Dejemos de lado la destrucción de la biodiversidad que habita un manglar, dejemos de lado que la tala de manglar es ilegal en la legislación mexicana y en los tratados internacionales de los que somos parte, incluso desde un punto de vista estrictamente egoísta, este episodio demuestra nuestra inusitada habilidad para darnos balazos en el pie. La industria turística de Cancún, que 11 años antes había sido puesta de rodillas por el huracán Wilma, olvidó rápido ese episodio y estaba lista para destruir precisamente la infraestructura natural que puede proteger sus activos en el futuro. Todo ello por no entender, o no querer entender, que el manglar le es mucho más útil a toda la sociedad deteniendo huracanes que albergando un nuevo Starbucks.

¿Qué hacer?

Siempre habrá una competencia entre los usos del territorio. Es raro el caso donde la vocación, el marco legal y los incentivos económicos se alinean y todos apuntan en una misma dirección. Es por eso que es tan importante que el Estado mexicano, en sus tres niveles, tenga mejores mecanismos para decidir QUÉ SÍ se puede y QUÉ NO se puede en determinado predio.

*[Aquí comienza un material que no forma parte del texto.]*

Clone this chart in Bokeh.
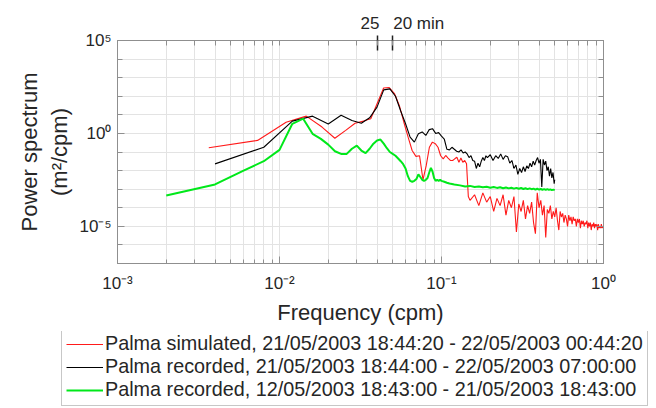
from bokeh.plotting import figure
from bokeh.layouts import column
from bokeh.models import Range1d, FixedTicker, LogAxis, Legend, LegendItem
from bokeh.embed import file_html
from bokeh.resources import INLINE

# ---------------- data ----------------
sim_freq = [0.00366, 0.00732, 0.01098, 0.01464, 0.0183, 0.02196, 0.02562, 0.02928, 0.03294, 0.0366,
            0.04026, 0.04392, 0.04758, 0.05124, 0.0549, 0.05856, 0.06222, 0.06588, 0.06954, 0.0732,
            0.07686, 0.08052, 0.08418, 0.08784, 0.0915, 0.09516, 0.09882, 0.10248, 0.10614, 0.1098,
            0.11346, 0.11712, 0.12078, 0.12444, 0.1281, 0.13176, 0.13542, 0.13908, 0.14274, 0.1464,
            0.15, 0.16, 0.17, 0.18, 0.19, 0.20, 0.21, 0.22, 0.23, 0.24, 0.25, 0.26, 0.27, 0.28, 0.29,
            0.30, 0.31, 0.32, 0.33, 0.34, 0.35, 0.36, 0.37, 0.38, 0.39, 0.40, 0.41, 0.42, 0.43, 0.44,
            0.45, 0.46, 0.47, 0.48, 0.49, 0.50, 0.51, 0.52, 0.53, 0.54, 0.55, 0.56, 0.57, 0.58, 0.59,
            0.60, 0.61, 0.62, 0.63, 0.64, 0.65, 0.66, 0.67, 0.68, 0.69, 0.70, 0.71, 0.72, 0.73, 0.74,
            0.75, 0.76, 0.77, 0.78, 0.79, 0.80, 0.81, 0.82, 0.83, 0.84, 0.85, 0.86, 0.87, 0.88, 0.89,
            0.90, 0.91, 0.92, 0.93, 0.94, 0.95, 0.96, 0.97, 0.98, 0.99, 1.00]
sim_power = [0.17, 0.42, 4.0, 8.5, 2.2, 0.55, 1.45, 3.5, 4.6, 6.2,
             45, 280, 295, 140, 32, 4.0, 0.63, 0.12, 0.058, 0.063,
             0.0032, 0.019, 0.18, 0.34, 0.28, 0.18, 0.063, 0.043, 0.065, 0.047,
             0.035, 0.035, 0.043, 0.052, 0.028, 0.047, 0.028, 0.035, 0.023, 4.0e-4,
             2.5e-4, 5.0e-4, 1.3e-4, 6.3e-4, 2.0e-4, 4.0e-4, 6.3e-5, 3.2e-4, 1.3e-4, 5.0e-4, 4.0e-5,
             2.5e-4, 1.0e-4, 4.0e-4, 5.0e-6, 1.6e-4, 6.3e-5, 2.5e-4, 2.5e-5, 1.3e-4, 5.0e-5,
             2.0e-4, 1.6e-5, 4.0e-6, 6.3e-4, 1.0e-4, 2.5e-4, 4.0e-5, 1.3e-4, 2.5e-6,
             8.0e-5, 5.0e-5, 1.3e-4, 2.5e-5, 6.3e-5, 3.2e-5, 1.0e-4, 2.0e-5, 6.3e-6, 6.3e-5,
             3.2e-5, 5.0e-5, 1.6e-5, 4.0e-5, 2.5e-5, 1.0e-5, 4.0e-5, 2.0e-5, 3.2e-5, 1.3e-5,
             3.2e-5, 2.0e-5, 2.5e-5, 1.0e-5, 2.5e-5, 1.6e-5, 2.5e-5, 8.0e-6, 2.0e-5, 1.3e-5,
             2.0e-5, 1.0e-5, 1.6e-5, 1.3e-5, 2.0e-5, 8.0e-6, 1.6e-5, 1.0e-5, 1.6e-5, 6.3e-6,
             1.3e-5, 1.0e-5, 1.6e-5, 8.0e-6, 1.3e-5, 1.0e-5, 1.3e-5, 6.3e-6, 1.3e-5, 8.0e-6,
             1.0e-5, 8.0e-6, 1.3e-5, 8.0e-6, 1.0e-5, 8.0e-6]

rec_short_freq = [0.004, 0.008, 0.012, 0.016, 0.020, 0.024, 0.028, 0.032, 0.036, 0.040,
                  0.044, 0.048, 0.052, 0.056, 0.060, 0.064, 0.068, 0.072, 0.076, 0.080,
                  0.084, 0.088, 0.092, 0.096, 0.100, 0.104, 0.108, 0.112, 0.116, 0.120,
                  0.124, 0.128, 0.132, 0.136, 0.140, 0.144, 0.148, 0.152, 0.156, 0.160,
                  0.164, 0.168, 0.172, 0.176, 0.180, 0.184, 0.188, 0.192, 0.200, 0.208,
                  0.216, 0.224, 0.232, 0.240, 0.248, 0.256, 0.264, 0.272, 0.280, 0.288,
                  0.296, 0.304, 0.312, 0.320, 0.328, 0.336, 0.344, 0.352, 0.360, 0.368,
                  0.376, 0.384, 0.392, 0.400, 0.408, 0.416, 0.424, 0.432, 0.440, 0.448,
                  0.456, 0.464, 0.472, 0.480, 0.488, 0.496, 0.500]
rec_short_power = [0.023, 0.18, 4.6, 8.5, 3.2, 9.5, 4.9, 3.5, 6.9, 26,
                   220, 250, 100, 16, 3.3, 0.63, 0.34, 0.95, 1.2, 0.78,
                   1.6, 1.8, 1.0, 1.1, 0.71, 0.5, 0.14, 0.13, 0.18, 0.14,
                   0.11, 0.1, 0.13, 0.089, 0.1, 0.079, 0.05, 0.063, 0.035, 0.032,
                   0.013, 0.025, 0.016, 0.032, 0.05, 0.035, 0.063, 0.05, 0.071, 0.035,
                   0.063, 0.045, 0.079, 0.04, 0.063, 0.056, 0.025, 0.035, 0.013, 0.02,
                   0.0063, 0.013, 0.0079, 0.016, 0.0089, 0.018, 0.013, 0.025, 0.016, 0.032,
                   0.02, 0.035, 0.05, 0.025, 0.04, 0.0013, 0.04, 0.02, 0.032, 0.01,
                   0.016, 0.005, 0.013, 0.004, 0.0079, 0.002, 0.0032]

rec_long_freq = [0.002, 0.004, 0.006, 0.008, 0.010, 0.012, 0.014, 0.016, 0.018, 0.020,
                 0.022, 0.024, 0.026, 0.028, 0.030, 0.032, 0.034, 0.036, 0.038, 0.040,
                 0.042, 0.044, 0.046, 0.048, 0.050, 0.052, 0.054, 0.056, 0.058, 0.060,
                 0.062, 0.064, 0.066, 0.068, 0.070, 0.072, 0.074, 0.076, 0.078, 0.080,
                 0.082, 0.084, 0.086, 0.088, 0.090, 0.092, 0.094, 0.096, 0.098, 0.100,
                 0.104, 0.108, 0.112, 0.116, 0.120, 0.130, 0.140, 0.150, 0.160, 0.170,
                 0.180, 0.190, 0.200, 0.210, 0.220, 0.230, 0.240, 0.250, 0.260, 0.270,
                 0.280, 0.290, 0.300, 0.310, 0.320, 0.330, 0.340, 0.350, 0.360, 0.370,
                 0.380, 0.390, 0.400, 0.410, 0.420, 0.430, 0.440, 0.450, 0.460, 0.470,
                 0.480, 0.490, 0.500]
rec_long_power = [4.6e-4, 1.8e-3, 0.01, 0.032, 0.13, 3.3, 6.2, 0.95, 0.51, 0.25,
                  0.11, 0.079, 0.079, 0.15, 0.22, 0.12, 0.087, 0.15, 0.28, 0.42,
                  0.47, 0.28, 0.16, 0.1, 0.079, 0.063, 0.045, 0.032, 0.022, 0.013,
                  0.005, 0.0028, 0.0025, 0.0028, 0.0035, 0.0063, 0.0045, 0.0032, 0.0028, 0.0032,
                  0.004, 0.0079, 0.014, 0.0089, 0.004, 0.0028, 0.0032, 0.0028, 0.0032, 0.0028,
                  0.0025, 0.0022, 0.002, 0.0019, 0.0018, 0.0016, 0.0014, 0.0015, 0.0013, 0.00138,
                  0.00126, 0.00135, 0.0012, 0.00132, 0.00117, 0.00126, 0.00112, 0.00123, 0.0011, 0.0012,
                  0.00107, 0.00117, 0.00105, 0.00115, 0.00102, 0.00112, 0.001, 0.0011, 0.001, 0.00107,
                  0.00095, 0.00105, 0.00095, 0.00102, 0.00093, 0.001, 0.00091, 0.001, 0.00091, 0.00098,
                  0.00089, 0.00095, 0.00089]

series_labels = ["Palma simulated, 21/05/2003 18:44:20 - 22/05/2003 00:44:20",
                 "Palma recorded, 21/05/2003 18:44:00 - 22/05/2003 07:00:00",
                 "Palma recorded, 12/05/2003 18:43:00 - 21/05/2003 18:43:00"]

x_major = [1e-3, 1e-2, 1e-1, 1e0]
x_tick_labels = ["10\u207b\u00b3", "10\u207b\u00b2", "10\u207b\u00b9", "10\u2070"]
y_major = [1e-5, 1e0, 1e5]
y_tick_labels = ["10\u207b\u2075", "10\u2070", "10\u2075"]
period_freq = [0.04, 0.05]
period_labels = ["25", "20 min"]

series_colors = ["#ff1a1a", "#000000", "#00e81a"]
series_widths = [1.1, 1.1, 2]

# ---------------- main figure ----------------
FONT = "Liberation Sans"
GRAY = "#8f8f8f"
TXT = "#262626"
NBSP = "\u00a0"

x_minor = [k * 10.0 ** e for e in (-3, -2, -1) for k in range(2, 10)]
y_minor = [10.0 ** e for e in range(-7, 6) if e not in (-5, 0, 5)]

p = figure(width=656, height=331, x_axis_type="log", y_axis_type="log",
           x_range=Range1d(1e-3, 1.0), y_range=Range1d(1e-7, 1e5),
           output_backend="svg", toolbar_location=None,
           min_border_left=117, min_border_right=53, min_border_top=40, min_border_bottom=68)
p.frame_align = False

p.outline_line_color = GRAY
p.background_fill_color = "white"

xa = p.xaxis[0]
xa.ticker = FixedTicker(ticks=x_major, minor_ticks=x_minor)
xa.major_label_overrides = {v: s for v, s in zip(x_major, x_tick_labels)}
xa.axis_label = "Frequency (cpm)"
ya = p.yaxis[0]
ya.ticker = FixedTicker(ticks=y_major, minor_ticks=y_minor)
ya.major_label_overrides = {v: s for v, s in zip(y_major, y_tick_labels)}
ya.axis_label = "Power spectrum\n(m\u00b2/cpm)"

for ax in (xa, ya):
    ax.axis_line_color = GRAY
    ax.major_tick_line_color = GRAY
    ax.minor_tick_line_color = GRAY
    ax.major_tick_in = 7
    ax.major_tick_out = 0
    ax.minor_tick_in = 4
    ax.minor_tick_out = 0
    ax.major_label_text_font = FONT
    ax.major_label_text_font_size = "17px"
    ax.major_label_text_color = TXT
    ax.axis_label_text_font = FONT
    ax.axis_label_text_font_size = "22px"
    ax.axis_label_text_font_style = "normal"
    ax.axis_label_text_color = TXT
ya.minor_tick_in = 5
xa.major_label_standoff = 10
xa.axis_label_standoff = 4
ya.major_label_standoff = 6
ya.axis_label_standoff = 5

ra = LogAxis(ticker=FixedTicker(ticks=y_major, minor_ticks=y_minor),
             major_label_text_color=None, axis_line_color=GRAY,
             major_tick_line_color=GRAY, minor_tick_line_color=GRAY,
             major_tick_in=7, major_tick_out=0, minor_tick_in=5, minor_tick_out=0)
p.add_layout(ra, "right")

period_text = [period_labels[0] + NBSP * 3, NBSP * 11 + period_labels[1]]
ta = LogAxis(ticker=FixedTicker(ticks=period_freq, minor_ticks=x_minor + x_major),
             major_label_overrides={v: s for v, s in zip(period_freq, period_text)},
             major_label_text_font=FONT, major_label_text_font_size="17px",
             major_label_text_color=TXT, major_label_standoff=3,
             axis_line_color=GRAY,
             major_tick_line_color="#222222", major_tick_line_width=1.5,
             minor_tick_line_color=GRAY,
             major_tick_in=10, major_tick_out=5, minor_tick_in=5, minor_tick_out=0)
p.add_layout(ta, "above")

for g in (p.xgrid[0], p.ygrid[0]):
    g.grid_line_color = "#e3e3e3"
    g.minor_grid_line_color = "#e3e3e3"
    g.grid_line_width = 1

series = [(sim_freq, sim_power), (rec_short_freq, rec_short_power), (rec_long_freq, rec_long_power)]
for (fx, py), c, w in zip(series, series_colors, series_widths):
    p.line(fx, py, line_color=c, line_width=w)

# ---------------- legend strip (own small figure below the plot) ----------------
q = figure(width=656, height=77, x_range=Range1d(0, 1), y_range=Range1d(0, 1),
           output_backend="svg", toolbar_location=None,
           x_axis_location=None, y_axis_location=None,
           min_border=0, min_border_left=0, min_border_right=0,
           min_border_top=0, min_border_bottom=0)
q.frame_align = False
q.outline_line_color = None
q.grid.visible = False
items = []
for (fx, py), c, w, lab in zip(series, series_colors, series_widths, series_labels):
    r = q.line(fx, py, line_color=c, line_width=w)
    r.visible = False
    items.append(LegendItem(label=lab, renderers=[r]))

legend = Legend(items=items, location=(61, 2), orientation="vertical",
                label_text_font=FONT, label_text_font_size="19.8px", label_text_color=TXT,
                glyph_width=37, glyph_height=22, label_height=22, label_standoff=2,
                spacing=0, padding=4, margin=0,
                border_line_color=GRAY, border_line_width=1,
                background_fill_color="white", background_fill_alpha=1.0)
q.add_layout(legend, "center")

layout = column(p, q, spacing=0)
open("out.html", "w").write(file_html(layout, INLINE))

El camino es relativamente sencillo, por lo menos en teoría. La ciencia marca el contorno de lo que se puede o no se puede hacer. Es descriptiva, no prescriptiva. Con los pies bien planteados en esas bases científicas, debe seguir un proceso de planeación participativa, que involucre a los sectores afectados y establezca un mecanismo justo y transparente para dirimir diferencias.

Hay una buena noticia: mucho de esto YA SE HIZO en México. Se trata de un esfuerzo masivo que duró años, que encabezó la SEMARNAT y que culminó con la publicación en el Diario Oficial de la Federación del Ordenamiento Ecológico del Territorio en 2012.Este ordenamiento cumple con todos los requisitos para ser un instrumento de planeación territorial de clase mundial, sólo necesita ser rescatado del cajón donde lo metieron en 2012 y ser puesto en práctica. Haciendo eso, podemos empezar a revertir el daño que se ha hecho ignorando la vocación de nuestro territorio.